Wais concorreu em quatro Campeonatos Mundiais e conquistou a bolsa para refugiados do COI, quando se classificou para os Jogos Olímpicos de Tóquio de 2020 – realizados em 2021 devido à pandemia de covid-19. “Foi muito especial. Sempre sonhei com isso e estava enfim vivendo meu sonho”, declarou o atleta, que competiu no evento individual contra o relógio, em entrevista à agência Anadolu.
“Como atleta refugiado, você não tem um país ou federação que o represente. Com o time olímpico de refugiados, porém, encontramos apoio. Isso me ajudou bastante. Para os Jogos Olímpicos é preciso estar com a cabeça no lugar”.

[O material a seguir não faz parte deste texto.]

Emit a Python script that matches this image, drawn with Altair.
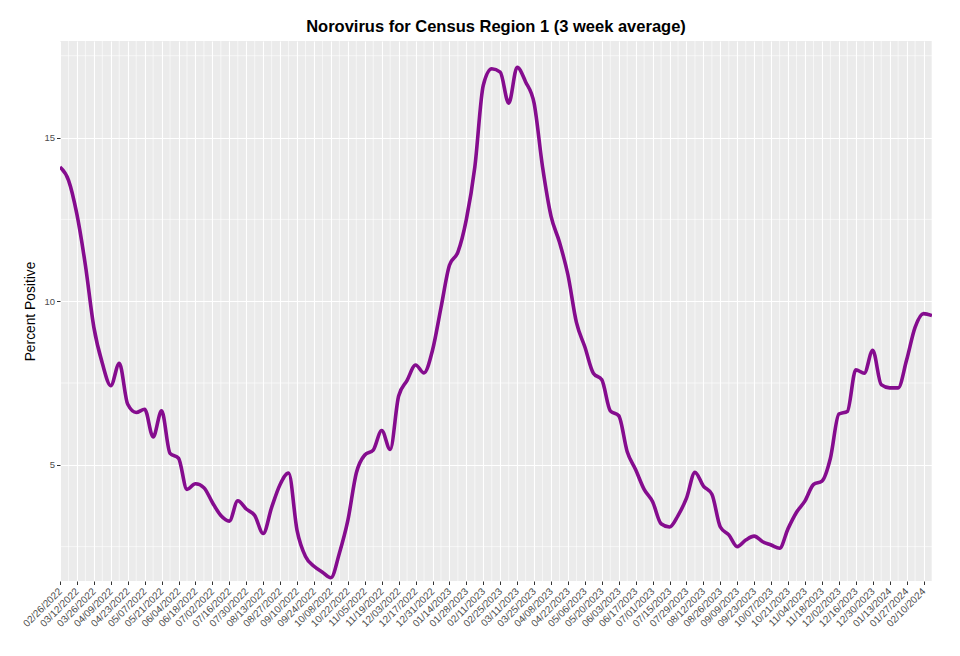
import altair as alt
import pandas as pd

# Weekly 3-week-average percent positive, starting 02/26/2022
start_date = "2022-02-26"
pct_positive = [
    14.1, 13.7, 12.65, 11.1, 9.2, 8.1, 7.42, 8.1, 6.85, 6.6,
    6.7, 5.85, 6.65, 5.35, 5.2, 4.25, 4.42, 4.3, 3.85, 3.45,
    3.28, 3.9, 3.65, 3.45, 2.9, 3.7, 4.4, 4.75, 3.0, 2.2,
    1.9, 1.72, 1.55, 2.3, 3.3, 4.75, 5.3, 5.45, 6.05, 5.47,
    7.1, 7.58, 8.05, 7.81, 8.5, 9.8, 11.1, 11.5, 12.5, 14.1,
    16.6, 17.1, 17.0, 16.05, 17.15, 16.7, 16.05, 14.1, 12.6, 11.8,
    10.8, 9.35, 8.6, 7.8, 7.6, 6.65, 6.5, 5.4, 4.85, 4.25,
    3.87, 3.2, 3.1, 3.45, 3.98, 4.77, 4.35, 4.1, 3.1, 2.86,
    2.5, 2.7, 2.82, 2.65, 2.55, 2.45, 3.05, 3.55, 3.9, 4.4,
    4.5, 5.2, 6.55, 6.63, 7.9, 7.8, 8.5, 7.45, 7.35, 7.35,
    8.2, 9.2, 9.62, 9.56,
]
y_major = [5, 10, 15]
y_minor = [2.5, 7.5, 12.5, 17.5]
y_domain = [1.45, 17.95]

dates = pd.date_range(start_date, periods=len(pct_positive), freq="7D")
df = pd.DataFrame({"date": dates.strftime("%Y-%m-%dT00:00:00"), "pct": pct_positive})

major_dates = dates[::2]
minor_dates = dates[1::2]
minor_df = pd.DataFrame({"date": minor_dates.strftime("%Y-%m-%dT00:00:00")})
yminor_df = pd.DataFrame({"pct": y_minor})


def dt(d):
    return alt.DateTime(year=int(d.year), month=int(d.month), date=int(d.day))


x_scale = alt.Scale(domain=[dt(dates[0]), dt(dates[-1])], nice=False)
y_scale = alt.Scale(domain=y_domain, nice=False, zero=False)

x_axis = alt.Axis(
    values=[dt(d) for d in major_dates],
    format="%m/%d/%Y",
    labelAngle=315,
    labelAlign="right",
    labelBaseline="middle",
    labelPadding=5,
    labelOverlap=False,
    labelFontSize=10,
    title=None,
    grid=True,
)
y_axis = alt.Axis(
    values=y_major,
    title="Percent Positive",
    titleX=-30,
    titleY=270,
    titleAngle=270,
    titleAlign="center",
    titleBaseline="middle",
    grid=True,
)

minor_v = alt.Chart(minor_df).mark_rule(color="white", strokeWidth=0.6).encode(
    x=alt.X("date:T", scale=x_scale, axis=x_axis)
)
minor_h = alt.Chart(yminor_df).mark_rule(color="white", strokeWidth=0.6).encode(
    y=alt.Y("pct:Q", scale=y_scale, axis=y_axis)
)

line = alt.Chart(df).mark_line(
    color="#850C8E", strokeWidth=3.6, interpolate="monotone", clip=True
).encode(
    x=alt.X("date:T", scale=x_scale, axis=x_axis),
    y=alt.Y("pct:Q", scale=y_scale, axis=y_axis),
)

chart = (
    alt.layer(minor_v, minor_h, line)
    .properties(
        width=872,
        height=540,
        autosize=alt.AutoSizeParams(type="none"),
        padding={"left": 52, "top": 33, "right": 20, "bottom": 66},
        title=alt.TitleParams(
            "Norovirus for Census Region 1 (3 week average)",
            fontSize=16.5,
            fontWeight="bold",
            font="Liberation Sans",
            anchor="middle",
            offset=5,
            color="black",
        ),
    )
    .configure_view(fill="#EBEBEB", stroke=None)
    .configure_axis(
        domain=False,
        gridColor="white",
        gridWidth=1.1,
        tickColor="#333333",
        tickSize=3.5,
        labelColor="#4D4D4D",
        labelFont="Liberation Sans",
        labelFontSize=9.5,
        titleFont="Liberation Sans",
        titleFontSize=13.8,
        titleFontWeight="normal",
        titleColor="black",
    )
)

chart.save("out.html", embed_options={"renderer": "svg", "actions": False})
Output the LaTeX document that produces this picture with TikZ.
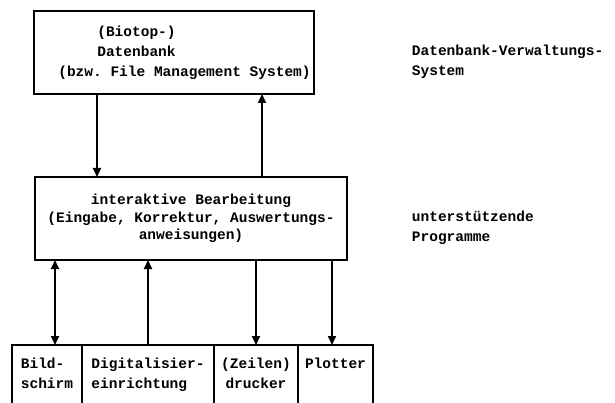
\documentclass[tikz,border=0pt]{standalone}
\usepackage{fontspec}
\setmonofont{Liberation Mono}
\usetikzlibrary{arrows.meta,positioning}

\begin{document}
\begin{tikzpicture}[x=1pt,y=-1pt,
  box/.style={draw,line width=1.5pt,outer sep=0pt,inner sep=0pt,align=center,font=\ttfamily\bfseries\fontsize{14.5}{20}\selectfont},
  dev/.style={box,anchor=north west,minimum height=90pt,text depth=60pt,inner ysep=13pt},
  note/.style={align=left,anchor=north west,inner sep=0pt,font=\ttfamily\bfseries\fontsize{14.5}{20.5}\selectfont},
  >={Triangle[length=9pt,width=8pt]}, line width=1.8pt]
\useasboundingbox (0,0) rectangle (615,403);
\clip (0,0) rectangle (615,403);
\node[box,anchor=north west,minimum width=280pt,minimum height=83pt,align=left] (db) at (34,11)
  {\hspace*{60pt}(Biotop-)\\ \hspace*{60pt}Datenbank\\ \hspace*{21pt}(bzw. File Management System)};
\node[box,anchor=north west,minimum width=312pt,minimum height=83pt,font=\ttfamily\bfseries\fontsize{14.5}{17.5}\selectfont] (ia) at (35,177)
  {interaktive Bearbeitung\\ (Eingabe, Korrektur, Auswertungs-\\ anweisungen)};
\node[dev,minimum width=70pt,align=left] (bs) at (12,345) {Bild-\\schirm};
\node[dev,minimum width=132pt,align=left,right=0pt of bs.north east,anchor=north west] (dg) {Digitalisier-\\einrichtung};
\node[dev,minimum width=84pt,right=0pt of dg.north east,anchor=north west] (zd) {(Zeilen)\\drucker};
\node[dev,minimum width=75pt,right=0pt of zd.north east,anchor=north west] (pl) {Plotter};
\node[note] (dbv) at (411,44) {Datenbank-Verwaltungs-\\System};
\node[note] (up) at (411,210) {unterstützende\\Programme};
\draw[->] ([xshift=63pt]db.south west) -- ([xshift=62pt]ia.north west);
\draw[<-] ([xshift=-52pt]db.south east) -- ([xshift=-85pt]ia.north east);
\draw[<->] ([xshift=20pt]ia.south west) -- ([xshift=43pt]bs.north west);
\draw[->] (dg.north) -- (dg.north |- ia.south);
\draw[->] (ia.south -| zd.north) -- (zd.north);
\draw[->] ([xshift=-3.5pt]ia.south -| pl.north) -- ([xshift=-3.5pt]pl.north);
\end{tikzpicture}
\end{document}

Wais reiterou que deixar sua terra rumo a um continente estranho foi um enorme risco, mas um risco que foi obrigado a assumir. A vida na Suíça é desafiadora, sem família ou amigos e com uma enorme barreira representada pelo idioma. Ainda assim, Wais mantém um ponto de vista positivo sobre as possibilidades do esporte: “Praticar esportes mudou as coisas para mim, melhorou minha saúde e possibilitou que eu fizesse novos amigos. O esporte dá novo equilíbrio a nossas vidas”.
Parte de sua família ainda está na Síria, incluindo sua mãe, que não vê desde que deixou o país. “Espero poder voltar para Aleppo um dia”, enfatizou o atleta.
Por enquanto, sua meta são os Jogos Olímpicos de Paris, onde espera deixar sua marca em uma modalidade esportiva que lhe permitiu tamanha esperança e superação.